Na obecnych na placu św. Piotra i śledzących przez media moment ogłoszenia decyzji konklawe duże wrażenie wywarła prośba nowego papieża, który przed udzieleniem pierwszego błogosławieństwa poprosił zebranych o modlitwę za niego. W ciągu minionego roku przy różnych okazjach podpowiadał nie tylko, jak się modlić, ale i za kogo się modlić. Na przykład: za tych, na których się złościmy. Zachęca do modlitwy różańcowej, w którą, jak wyznał przy jakiejś okazji, sam się wciągnął, patrząc na Jana Pawła II. Ale ma też własne pomysły. Latem namawiał do niezmiernie prostej, ale zaskakująco uniwersalnej „modlitwy pięciu palców”, którą wymyślił jeszcze w Buenos Aires, a która obejmuje ludzi nam bliskich i dalekich, nadaje się do odmawiania wszędzie i zajmuje zaledwie kilka chwil:
Przy różnych okazjach papież przypomina o konieczności pójścia na peryferie, żeby tam głosić Jezusa. Peryferie — to nie tylko bezdomni, niewolnicy różnych uzależnień, wyrzuceni na śmietnik społeczeństwa przez bezduszne systemy polityczno-finansowe. To wszystkie środowiska zamykające się na Boga. To także ludzie jeżdżący luksusowymi samochodami i zasiadający na lukratywnych posadach, dysponujący władzą i pieniędzmi. Centrum to Jezus, a wszędzie tam, gdzie Ewangelia nie jest normą życia, są peryferie, czyli miejsca potrzebujące naszego świadectwa.
Nie ma jednak świadectwa bez zgodności między wiarą wyznawaną ustami a życiem. Być chrześcijaninem to myśleć jak chrześcijanin, czuć jak chrześcijanin i działać jak chrześcijanin. Brak konsekwencji między deklaracjami a postępowaniem powoduje zgorszenie — tłumaczył papież 27 lutego podczas porannej Mszy św. w Domu św. Marty.
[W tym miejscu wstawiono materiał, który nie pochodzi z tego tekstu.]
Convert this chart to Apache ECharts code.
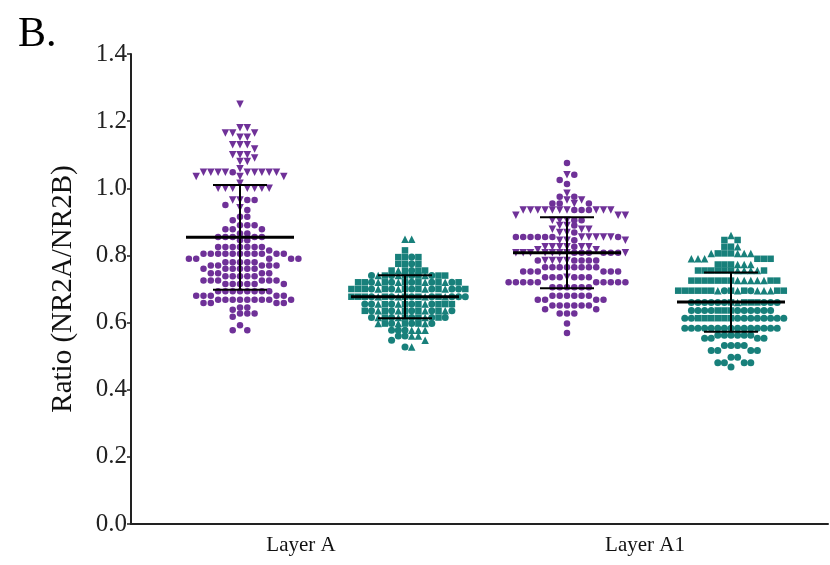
<!DOCTYPE html>
<html>
<head>
<meta charset="utf-8">
<title>NR2A/NR2B ratio</title>
<script src="https://cdn.jsdelivr.net/npm/echarts@6/dist/echarts.min.js"></script>
<style>
  html, body { margin: 0; padding: 0; background: #fff; }
  #chart { width: 830px; height: 565px; }
</style>
</head>
<body>
<div id="chart"></div>
<script>
// ---- data -------------------------------------------------------------
const categories = ['Layer A', 'Layer A1'];
const yTickValues = [0, 0.2, 0.4, 0.6, 0.8, 1.0, 1.2, 1.4];

// Layer A, first subgroup (purple)
const layerA_purple_tri = [
  1.25,
  1.18, 1.18,
  1.165, 1.165, 1.165,
  1.152, 1.152,
  1.13, 1.13, 1.13,
  1.117,
  1.10, 1.10, 1.10,
  1.09,
  1.08, 1.08,
  1.058,
  1.048, 1.048, 1.048, 1.048, 1.048, 1.048, 1.048, 1.048, 1.048,
  1.035, 1.035, 1.035,
  1.015,
  1.0, 1.0, 1.0, 1.0, 1.0, 1.0, 1.0,
  0.965, 0.965,
  0.942
];
const layerA_purple_dot = [
  1.048,
  0.965, 0.965,
  0.95,
  0.935,
  0.915, 0.915,
  0.905,
  0.89, 0.89, 0.89,
  0.878, 0.878, 0.878,
  0.865, 0.865,
  0.855, 0.855, 0.855, 0.855, 0.855,
  0.845, 0.845,
  0.825, 0.825, 0.825, 0.825, 0.825, 0.825, 0.825,
  0.815,
  0.805, 0.805, 0.805, 0.805, 0.805, 0.805, 0.805, 0.805, 0.805, 0.805, 0.805,
  0.79, 0.79, 0.79, 0.79, 0.79,
  0.78, 0.78, 0.78, 0.78, 0.78,
  0.77, 0.77, 0.77, 0.77, 0.77,
  0.76, 0.76, 0.76, 0.76, 0.76, 0.76,
  0.747, 0.747, 0.747, 0.747,
  0.738, 0.738, 0.738, 0.738, 0.738,
  0.725, 0.725, 0.725, 0.725, 0.725, 0.725,
  0.715, 0.715, 0.715, 0.715, 0.715, 0.715,
  0.693, 0.693, 0.693, 0.693, 0.693, 0.693, 0.693, 0.693,
  0.68, 0.68, 0.68, 0.68, 0.68,
  0.668, 0.668, 0.668, 0.668, 0.668, 0.668, 0.668, 0.668, 0.668,
  0.658, 0.658, 0.658, 0.658,
  0.645, 0.645,
  0.638,
  0.627, 0.627, 0.627,
  0.617,
  0.592,
  0.577, 0.577
];

// Layer A, second subgroup (teal)
const layerA_teal_sq = [
  0.815,
  0.795, 0.795, 0.795,
  0.775, 0.775, 0.775,
  0.755, 0.755, 0.755, 0.755,
  0.74, 0.74, 0.74, 0.74, 0.74,
  0.72, 0.72, 0.72, 0.72, 0.72, 0.72, 0.72,
  0.70, 0.70, 0.70, 0.70, 0.70, 0.70, 0.70, 0.70,
  0.677, 0.677, 0.677, 0.677, 0.677, 0.677, 0.677,
  0.655, 0.655, 0.655, 0.655, 0.655, 0.655,
  0.635, 0.635, 0.635, 0.635, 0.635,
  0.615, 0.615, 0.615, 0.615,
  0.597, 0.597, 0.597
];
const layerA_teal_dot = [
  0.795,
  0.775,
  0.755,
  0.74, 0.74, 0.74, 0.74,
  0.72, 0.72, 0.72, 0.72, 0.72,
  0.70, 0.70, 0.70, 0.70, 0.70, 0.70,
  0.677, 0.677, 0.677, 0.677, 0.677, 0.677, 0.677,
  0.655, 0.655, 0.655, 0.655, 0.655,
  0.635, 0.635, 0.635, 0.635, 0.635,
  0.615, 0.615, 0.615, 0.615, 0.615,
  0.597, 0.597, 0.597,
  0.577, 0.577, 0.577,
  0.56, 0.56,
  0.547,
  0.527
];
const layerA_teal_tri = [
  0.848, 0.848,
  0.755,
  0.74, 0.74, 0.74,
  0.72, 0.72, 0.72, 0.72,
  0.70, 0.70, 0.70, 0.70,
  0.677, 0.677, 0.677, 0.677,
  0.655, 0.655, 0.655,
  0.635, 0.635, 0.635, 0.635,
  0.615, 0.615, 0.615,
  0.597, 0.597, 0.597,
  0.577, 0.577, 0.577,
  0.56, 0.56,
  0.547,
  0.527
];

// Layer A1, first subgroup (purple)
const layerA1_purple_tri = [
  1.04,
  0.985,
  0.965, 0.965,
  0.955,
  0.935, 0.935, 0.935, 0.935, 0.935, 0.935, 0.935, 0.935, 0.935, 0.935,
  0.92, 0.92, 0.92,
  0.905, 0.905, 0.905,
  0.889, 0.889,
  0.878, 0.878, 0.878,
  0.868, 0.868,
  0.855, 0.855, 0.855, 0.855, 0.855,
  0.845, 0.845, 0.845,
  0.826, 0.826, 0.826, 0.826, 0.826, 0.826,
  0.817, 0.817,
  0.808, 0.808, 0.808, 0.808, 0.808, 0.808, 0.808, 0.808,
  0.785, 0.785, 0.785, 0.785,
  0.735
];
const layerA1_purple_dot = [
  1.075,
  1.04,
  1.025,
  1.013,
  0.975, 0.975,
  0.955, 0.955, 0.955,
  0.935, 0.935, 0.935,
  0.905, 0.905,
  0.889,
  0.868,
  0.855, 0.855, 0.855, 0.855, 0.855, 0.855, 0.855,
  0.845,
  0.826,
  0.808, 0.808, 0.808, 0.808, 0.808, 0.808,
  0.785, 0.785, 0.785, 0.785, 0.785,
  0.765, 0.765, 0.765, 0.765, 0.765, 0.765, 0.765, 0.765,
  0.752, 0.752, 0.752, 0.752, 0.752, 0.752,
  0.735, 0.735, 0.735, 0.735, 0.735, 0.735,
  0.72, 0.72, 0.72, 0.72, 0.72, 0.72, 0.72, 0.72, 0.72, 0.72,
  0.705, 0.705, 0.705, 0.705, 0.705, 0.705,
  0.68, 0.68, 0.68, 0.68, 0.68, 0.68,
  0.668, 0.668, 0.668, 0.668,
  0.651, 0.651, 0.651, 0.651, 0.651, 0.651,
  0.64, 0.64,
  0.627, 0.627, 0.627,
  0.597,
  0.569
];

// Layer A1, second subgroup (teal)
const layerA1_teal_tri = [
  0.859,
  0.826,
  0.806, 0.806, 0.806, 0.806,
  0.79, 0.79, 0.79,
  0.773, 0.773, 0.773,
  0.755, 0.755, 0.755, 0.755,
  0.725, 0.725, 0.725, 0.725, 0.725,
  0.695, 0.695, 0.695, 0.695, 0.695,
  0.66
];
const layerA1_teal_sq = [
  0.846, 0.846,
  0.826, 0.826,
  0.806, 0.806, 0.806,
  0.79, 0.79, 0.79,
  0.773, 0.773, 0.773,
  0.755, 0.755, 0.755, 0.755, 0.755, 0.755, 0.755,
  0.725, 0.725, 0.725, 0.725, 0.725, 0.725, 0.725, 0.725, 0.725,
  0.695, 0.695, 0.695, 0.695, 0.695, 0.695, 0.695, 0.695, 0.695, 0.695,
  0.66, 0.66, 0.66, 0.66,
  0.636, 0.636, 0.636,
  0.613, 0.613, 0.613, 0.613, 0.613, 0.613
];
const layerA1_teal_dot = [
  0.695, 0.695,
  0.66, 0.66, 0.66, 0.66, 0.66, 0.66, 0.66, 0.66, 0.66,
  0.636, 0.636, 0.636, 0.636, 0.636, 0.636, 0.636, 0.636, 0.636, 0.636,
  0.613, 0.613, 0.613, 0.613, 0.613, 0.613, 0.613, 0.613, 0.613, 0.613,
  0.583, 0.583, 0.583, 0.583, 0.583, 0.583, 0.583, 0.583, 0.583, 0.583, 0.583, 0.583, 0.583, 0.583, 0.583,
  0.562, 0.562, 0.562, 0.562, 0.562, 0.562,
  0.553, 0.553, 0.553, 0.553,
  0.532, 0.532, 0.532, 0.532,
  0.517, 0.517, 0.517, 0.517,
  0.497, 0.497,
  0.48, 0.48, 0.48, 0.48,
  0.468
];

// summary lines: mean and standard deviation per column
const groupMeans = [0.854, 0.677, 0.808, 0.661];
const groupSDs   = [0.156, 0.064, 0.106, 0.088];

// ---- layout -----------------------------------------------------------
const GRID = { left: 131, right: 2, top: 54, bottom: 41 };
const WIDTH = 830, HEIGHT = 565;
const Y_MAX = 1.4;
const PX_PER_Y = (HEIGHT - GRID.top - GRID.bottom) / Y_MAX;
const PX_PER_X = 100;                     // one x unit = 100 px
const X_MAX = (WIDTH - GRID.left - GRID.right) / PX_PER_X;
const groupCenters = [1.09, 2.74, 4.36, 6.00];
const labelCenters = [1.70, 5.14];

const PURPLE = '#6f3198';
const TEAL = '#18807b';

const SYM = {
  dotP: { symbol: 'circle', size: 6.5, rotate: 0 },
  triDown: { symbol: 'triangle', size: 7.5, rotate: 180 },
  dotT: { symbol: 'circle', size: 7, rotate: 0 },
  sq: { symbol: 'rect', size: 6.5, rotate: 0 },
  triUp: { symbol: 'triangle', size: 7.5, rotate: 0 }
};

// Column scatter placement: x positions snap to evenly spaced slots around
// the column centre; each point takes the nearest slot where no earlier
// point sits closer than minDy vertically.
function swarm(parts, center, slotPx, minDy) {
  const items = [];
  parts.forEach((p, pi) => {
    const seen = {};
    p.values.forEach(v => {
      const k = seen[v] = (seen[v] || 0) + 1;
      items.push({ v, sym: p.sym, k, pi });
    });
  });
  items.sort((a, b) => (b.v - a.v) || (a.k - b.k) || (a.pi - b.pi));
  const slots = new Map();
  const out = [];
  items.forEach(it => {
    const y = it.v * PX_PER_Y;
    let slot = 0;
    for (let i = 0; i < 200; i++) {
      const s = (i % 2 ? 1 : -1) * Math.ceil(i / 2);
      const ys = slots.get(s) || [];
      if (ys.every(q => Math.abs(q - y) >= minDy)) { slot = s; break; }
    }
    if (!slots.has(slot)) slots.set(slot, []);
    slots.get(slot).push(y);
    out.push({
      value: [center + slot * slotPx / PX_PER_X, it.v],
      symbol: it.sym.symbol,
      symbolSize: it.sym.size,
      symbolRotate: it.sym.rotate
    });
  });
  return out;
}

const groups = [
  { color: PURPLE, slot: 7.3, dy: 5.2, parts: [
    { values: layerA_purple_tri, sym: SYM.triDown },
    { values: layerA_purple_dot, sym: SYM.dotP } ] },
  { color: TEAL, slot: 6.7, dy: 5.0, parts: [
    { values: layerA_teal_sq, sym: SYM.sq },
    { values: layerA_teal_dot, sym: SYM.dotT },
    { values: layerA_teal_tri, sym: SYM.triUp } ] },
  { color: PURPLE, slot: 7.3, dy: 5.2, parts: [
    { values: layerA1_purple_tri, sym: SYM.triDown },
    { values: layerA1_purple_dot, sym: SYM.dotP } ] },
  { color: TEAL, slot: 6.6, dy: 5.8, parts: [
    { values: layerA1_teal_sq, sym: SYM.sq },
    { values: layerA1_teal_tri, sym: SYM.triUp },
    { values: layerA1_teal_dot, sym: SYM.dotT } ] }
];

const FONT = "'Liberation Serif', 'Times New Roman', serif";

const scatterSeries = groups.map((g, i) => ({
  type: 'scatter',
  data: swarm(g.parts, groupCenters[i], g.slot, g.dy),
  itemStyle: { color: g.color, opacity: 1 },
  silent: true,
  z: 2
}));

const summarySeries = {
  type: 'custom',
  data: groupCenters.map((c, i) => [c, groupMeans[i], groupSDs[i]]),
  encode: { x: 0, y: 1 },
  z: 5,
  silent: true,
  renderItem: (params, api) => {
    const x = api.value(0), m = api.value(1), s = api.value(2);
    const c = api.coord([x, m]);
    const hi = api.coord([x, m + s]);
    const lo = api.coord([x, m - s]);
    const meanHalf = 54, capHalf = 27;
    const st = w => ({ stroke: '#000', lineWidth: w });
    return {
      type: 'group',
      children: [
        { type: 'line', shape: { x1: c[0], y1: hi[1], x2: c[0], y2: lo[1] }, style: st(2) },
        { type: 'line', shape: { x1: c[0] - capHalf, y1: hi[1], x2: c[0] + capHalf, y2: hi[1] }, style: st(2) },
        { type: 'line', shape: { x1: c[0] - capHalf, y1: lo[1], x2: c[0] + capHalf, y2: lo[1] }, style: st(2) },
        { type: 'line', shape: { x1: c[0] - meanHalf, y1: c[1], x2: c[0] + meanHalf, y2: c[1] }, style: st(3) }
      ]
    };
  }
};

const chart = echarts.init(document.getElementById('chart'), null, { renderer: 'canvas' });
chart.setOption({
  animation: false,
  backgroundColor: '#fff',
  title: {
    text: 'B.',
    left: 13, top: 9,
    textStyle: { fontFamily: FONT, fontSize: 42, fontWeight: 'normal', color: '#000' }
  },
  grid: { left: GRID.left, right: GRID.right, top: GRID.top, bottom: GRID.bottom, containLabel: false },
  xAxis: {
    type: 'value',
    min: 0, max: X_MAX,
    axisLine: { show: true, onZero: false, lineStyle: { color: '#222', width: 2 } },
    axisTick: { show: false },
    splitLine: { show: false },
    axisLabel: {
      customValues: labelCenters,
      formatter: v => {
        const i = labelCenters.findIndex(c => Math.abs(c - v) < 1e-6);
        return i >= 0 ? categories[i] : '';
      },
      fontFamily: FONT, fontSize: 21, color: '#111', margin: 11
    }
  },
  yAxis: {
    type: 'value',
    min: 0, max: Y_MAX, interval: 0.2,
    name: 'Ratio (NR2A/NR2B)',
    nameLocation: 'middle',
    nameGap: 53,
    nameTextStyle: { fontFamily: FONT, fontSize: 29, color: '#111' },
    axisLine: { show: true, lineStyle: { color: '#222', width: 2 } },
    axisTick: { show: true, inside: false, length: 4, lineStyle: { color: '#222', width: 1.5 }, customValues: yTickValues },
    splitLine: { show: false },
    axisLabel: {
      customValues: yTickValues,
      formatter: v => v.toFixed(1),
      fontFamily: FONT, fontSize: 25, color: '#222', margin: 4
    }
  },
  series: [...scatterSeries, summarySeries]
});
</script>
</body>
</html>
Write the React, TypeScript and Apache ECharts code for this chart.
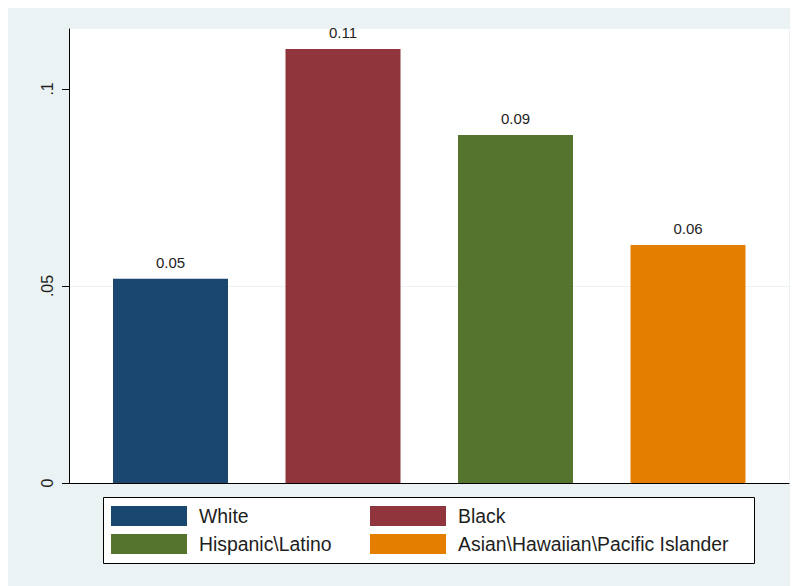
import React, { useEffect, useRef } from "react";
import * as echarts from "echarts";

const categories = ["White", "Black", "Hispanic\\Latino", "Asian\\Hawaiian\\Pacific Islander"];
const values = [0.0518, 0.1101, 0.0883, 0.0604];
const colors = ["#1a476f", "#90353b", "#55752f", "#e37e00"];
const yTickValues = [0, 0.05, 0.1];
const yTickLabels = ["0", ".05", ".1"];
const yMax = 0.1152;

const FONT = "'Liberation Sans', Arial, Helvetica, sans-serif";

export default function App() {
  const ref = useRef<HTMLDivElement>(null);
  useEffect(() => {
    if (!ref.current) return;
    const chart = echarts.init(ref.current, undefined, { renderer: "svg" });
    const series = categories.map((name, i) => ({
      name,
      type: "bar",
      xAxisIndex: 1,
      yAxisIndex: 1,
      stack: "all",
      barWidth: 115,
      itemStyle: { color: colors[i] },
      label: {
        show: true,
        position: "top",
        distance: 9,
        fontFamily: FONT,
        fontSize: 15,
        color: "#1e1e1e",
        formatter: (p: any) => Number(p.value).toFixed(2),
      },
      data: categories.map((_, j) => (j === i ? values[i] : "-")),
    }));
    chart.setOption({
      animation: false,
      textStyle: { fontFamily: FONT },
      grid: [
        { left: 61, top: 21, width: 720, height: 454, show: true, backgroundColor: "#ffffff", borderWidth: 0 },
        { left: 76.25, top: 21, width: 690, height: 454 },
      ],
      xAxis: [
        {
          gridIndex: 0,
          type: "value",
          min: 0,
          max: 1,
          axisLine: { show: true, lineStyle: { color: "#000", width: 1 } },
          axisTick: { show: false },
          axisLabel: { show: false },
          splitLine: { show: false },
        },
        {
          gridIndex: 1,
          type: "category",
          data: categories,
          show: false,
        },
      ],
      yAxis: [
        {
          gridIndex: 0,
          type: "value",
          min: 0,
          max: yMax,
          interval: 0.05,
          axisLine: { show: true, lineStyle: { color: "#000", width: 1 } },
          axisTick: { show: true, length: 7, customValues: yTickValues, lineStyle: { color: "#000" } },
          axisLabel: {
            customValues: yTickValues,
            rotate: 90,
            margin: 14,
            fontSize: 16,
            color: "#1e1e1e",
            fontFamily: FONT,
            formatter: (v: number) => yTickLabels[yTickValues.indexOf(v)] ?? "",
          },
          splitLine: { show: true, showMinLine: false, showMaxLine: false, lineStyle: { color: "#eaf2f3", width: 1 } },
        },
        {
          gridIndex: 1,
          type: "value",
          min: 0,
          max: yMax,
          show: false,
          splitLine: { show: false },
        },
      ],
      legend: [
        {
          data: [categories[0], categories[2]],
          orient: "vertical",
          left: 103,
          top: 498,
          padding: 0,
          itemWidth: 76,
          itemHeight: 20,
          itemGap: 8,
          icon: "rect",
          z: 5,
          textStyle: { fontSize: 19.4, color: "#1e1e1e", fontFamily: FONT, padding: [0, 0, 0, 7] },
        },
        {
          data: [categories[1], categories[3]],
          orient: "vertical",
          left: 362,
          top: 498,
          padding: 0,
          itemWidth: 76,
          itemHeight: 20,
          itemGap: 8,
          icon: "rect",
          z: 5,
          textStyle: { fontSize: 19.4, color: "#1e1e1e", fontFamily: FONT, padding: [0, 0, 0, 7] },
        },
      ],
      graphic: [
        {
          type: "rect",
          z: 1,
          shape: { x: 95.5, y: 489.5, width: 651, height: 66 },
          style: { fill: "#ffffff", stroke: "#000000", lineWidth: 1 },
        },
      ],
      series,
    });
    return () => chart.dispose();
  }, []);
  return (
    <div
      ref={ref}
      style={{ width: 790, height: 578, background: "#eaf2f3" }}
    />
  );
}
Przeciwnie, świadectwo spójności między deklarowaną wiarą a uczynkami może skuteczniej przemawiać niż piękne kazania: „Gdybyś się znalazł przed ateistą, który mówi, że nie wierzy w Boga, a ty przeczytałbyś jemu wszystkie książki w bibliotece mówiące o istnieniu Boga, a nawet udowodnił istnienie Boga, to on nie uwierzy. Kiedy jednak przed tym ateistą złożysz świadectwo konsekwencji życia chrześcijańskiego, to w jego sercu coś się zacznie. To właśnie twoje świadectwo wzbudzi w nim niepokój, na którym swoje działanie opierać będzie Duch Święty”. Wiarę przekazuje się tak, jak świecę odpala się od świecy — ten motyw pojawił się u Franciszka już co najmniej kilka razy. Wszystko to razem wzięte to nic innego jak program Jezusowych błogosławieństw. W uroczystość Wszystkich Świętych papież tak streścił Ewangelię: „królestwo niebieskie jest dla tych, którzy nie pokładają nadziei w rzeczach, lecz w Bożej miłości, dla tych, którzy mają serce proste i pokorne, nie uważają się za sprawiedliwych, ale i nie osądzają drugich; dla tych, którzy umieją cierpieć z cierpiącymi i cieszyć się z radosnymi; którzy nie stosują przemocy, lecz miłosierdzie, starając się wprowadzać pojednanie i pokój”. Potem przypomniał o konieczności zaufania Panu, który jest Przyjacielem i nigdy nie zawodzi. Zachęcał, by idąc pod prąd, nie lękać się niezrozumienia i wyśmiania. Najprostszą drogę do świętości określił tak: mieć radość w sercu i przekazywać ją innym, nigdy nie nienawidzić, służyć najbardziej potrzebującym, modlić się i radować. Resztę można doczytać w adhortacji papieża Franciszka Evangelii gaudium (Radość Ewangelii). Jeśli chce się zrozumieć Franciszka, warto ją poznać.